[DATA EXTRACT]:
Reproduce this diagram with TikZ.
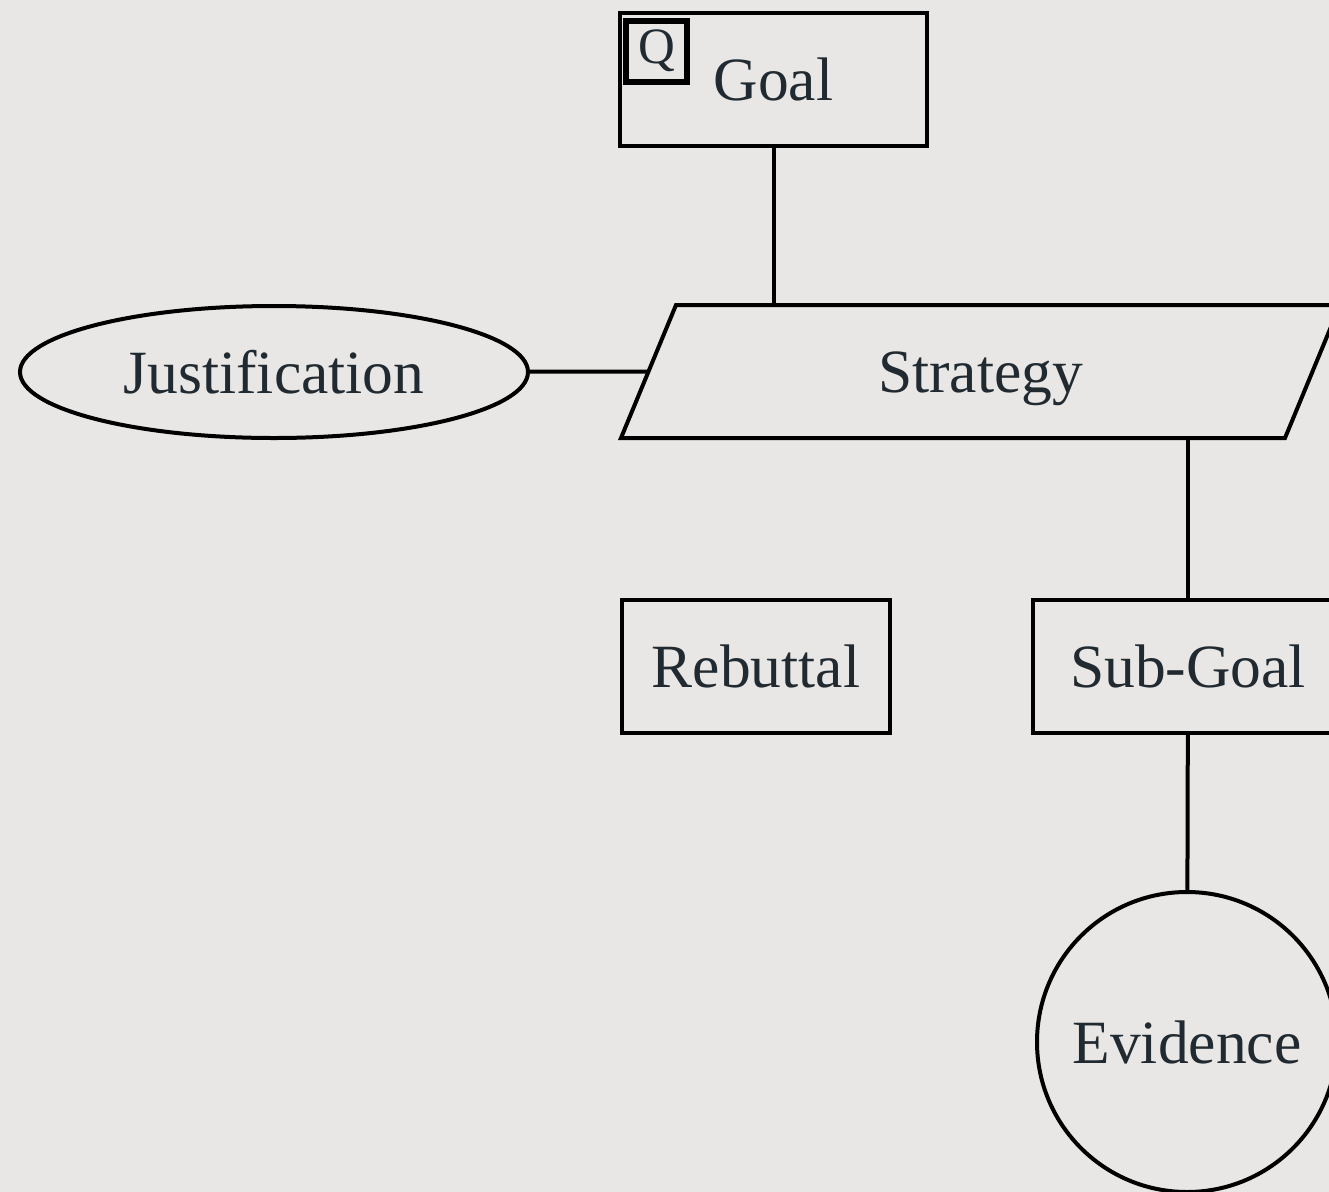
\documentclass[tikz,border=0pt]{standalone}
\usepackage{fontspec}
\setmainfont{Liberation Serif}
\usetikzlibrary{shapes.geometric}
\definecolor{paper}{RGB}{233,231,229}
\definecolor{ink}{RGB}{32,42,48}
\begin{document}
\begin{tikzpicture}[
    box/.style={draw, line width=0.08cm, rectangle, minimum height=2.66cm, text=ink, font=\fontsize{35}{40}\selectfont},
    oval/.style={draw, line width=0.08cm, ellipse, minimum width=10.16cm, minimum height=2.64cm, text=ink, font=\fontsize{35}{40}\selectfont},
    plain/.style={text=ink, font=\fontsize{35}{40}\selectfont},
    link/.style={line width=0.08cm}
]
\useasboundingbox[fill=paper] (0,0) rectangle (26.58,-23.84);
\clip (0,0) rectangle (26.58,-23.84);

\node[box, minimum width=6.14cm] (goal) at (15.47,-1.59) {Goal};
\node[draw, line width=0.12cm, minimum size=1.22cm, inner sep=0pt, text=ink, font=\fontsize{29}{31}\selectfont] (q) at (13.13,-1.02) {Q};

% strategy: parallelogram drawn round a plain node
\node[plain] (strategy) at (19.61,-7.58) {Strategy};
\draw[link, line join=miter] (12.42,-8.76) -- (13.52,-6.10) -- (26.80,-6.10) -- (25.70,-8.76) -- cycle;
\coordinate (strat-w) at (12.97,-7.43);
\coordinate (strat-n) at (15.47,-6.10);
\coordinate (strat-s) at (23.76,-8.76);

\node[oval] (just) at (5.48,-7.44) {Justification};
\node[box, minimum width=5.36cm] (rebut) at (15.12,-13.33) {Rebuttal};
\node[box, minimum width=6.2cm] (subgoal) at (23.76,-13.33) {Sub-Goal};
\node[draw, line width=0.08cm, circle, minimum size=6cm, text=ink, font=\fontsize{35}{40}\selectfont] (evid) at (23.74,-20.84) {Evidence};

\draw[link] (goal) -- (strat-n);
\draw[link] (just) -- (strat-w);
\draw[link] (subgoal) -- (strat-s);
\draw[link] (subgoal) -- (evid);
\end{tikzpicture}
\end{document}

[REQUIREMENTS]:
Copy out the listing exactly as it stands, but not the pictures.

[EXERCISE SOLUTION]:
Reproduce this diagram with TikZ.
\documentclass[tikz,border=0pt]{standalone}
\usepackage{fontspec}
\setmainfont{Liberation Serif}
\usetikzlibrary{shapes.geometric}
\definecolor{paper}{RGB}{233,231,229}
\definecolor{ink}{RGB}{32,42,48}
\begin{document}
\begin{tikzpicture}[
    box/.style={draw, line width=0.08cm, rectangle, minimum height=2.66cm, text=ink, font=\fontsize{35}{40}\selectfont},
    oval/.style={draw, line width=0.08cm, ellipse, minimum width=10.16cm, minimum height=2.64cm, text=ink, font=\fontsize{35}{40}\selectfont},
    plain/.style={text=ink, font=\fontsize{35}{40}\selectfont},
    link/.style={line width=0.08cm}
]
\useasboundingbox[fill=paper] (0,0) rectangle (26.58,-23.84);
\clip (0,0) rectangle (26.58,-23.84);

\node[box, minimum width=6.14cm] (goal) at (15.47,-1.59) {Goal};
\node[draw, line width=0.12cm, minimum size=1.22cm, inner sep=0pt, text=ink, font=\fontsize{29}{31}\selectfont] (q) at (13.13,-1.02) {Q};

% strategy: parallelogram drawn round a plain node
\node[plain] (strategy) at (19.61,-7.58) {Strategy};
\draw[link, line join=miter] (12.42,-8.76) -- (13.52,-6.10) -- (26.80,-6.10) -- (25.70,-8.76) -- cycle;
\coordinate (strat-w) at (12.97,-7.43);
\coordinate (strat-n) at (15.47,-6.10);
\coordinate (strat-s) at (23.76,-8.76);

\node[oval] (just) at (5.48,-7.44) {Justification};
\node[box, minimum width=5.36cm] (rebut) at (15.12,-13.33) {Rebuttal};
\node[box, minimum width=6.2cm] (subgoal) at (23.76,-13.33) {Sub-Goal};
\node[draw, line width=0.08cm, circle, minimum size=6cm, text=ink, font=\fontsize{35}{40}\selectfont] (evid) at (23.74,-20.84) {Evidence};

\draw[link] (goal) -- (strat-n);
\draw[link] (just) -- (strat-w);
\draw[link] (subgoal) -- (strat-s);
\draw[link] (subgoal) -- (evid);
\end{tikzpicture}
\end{document}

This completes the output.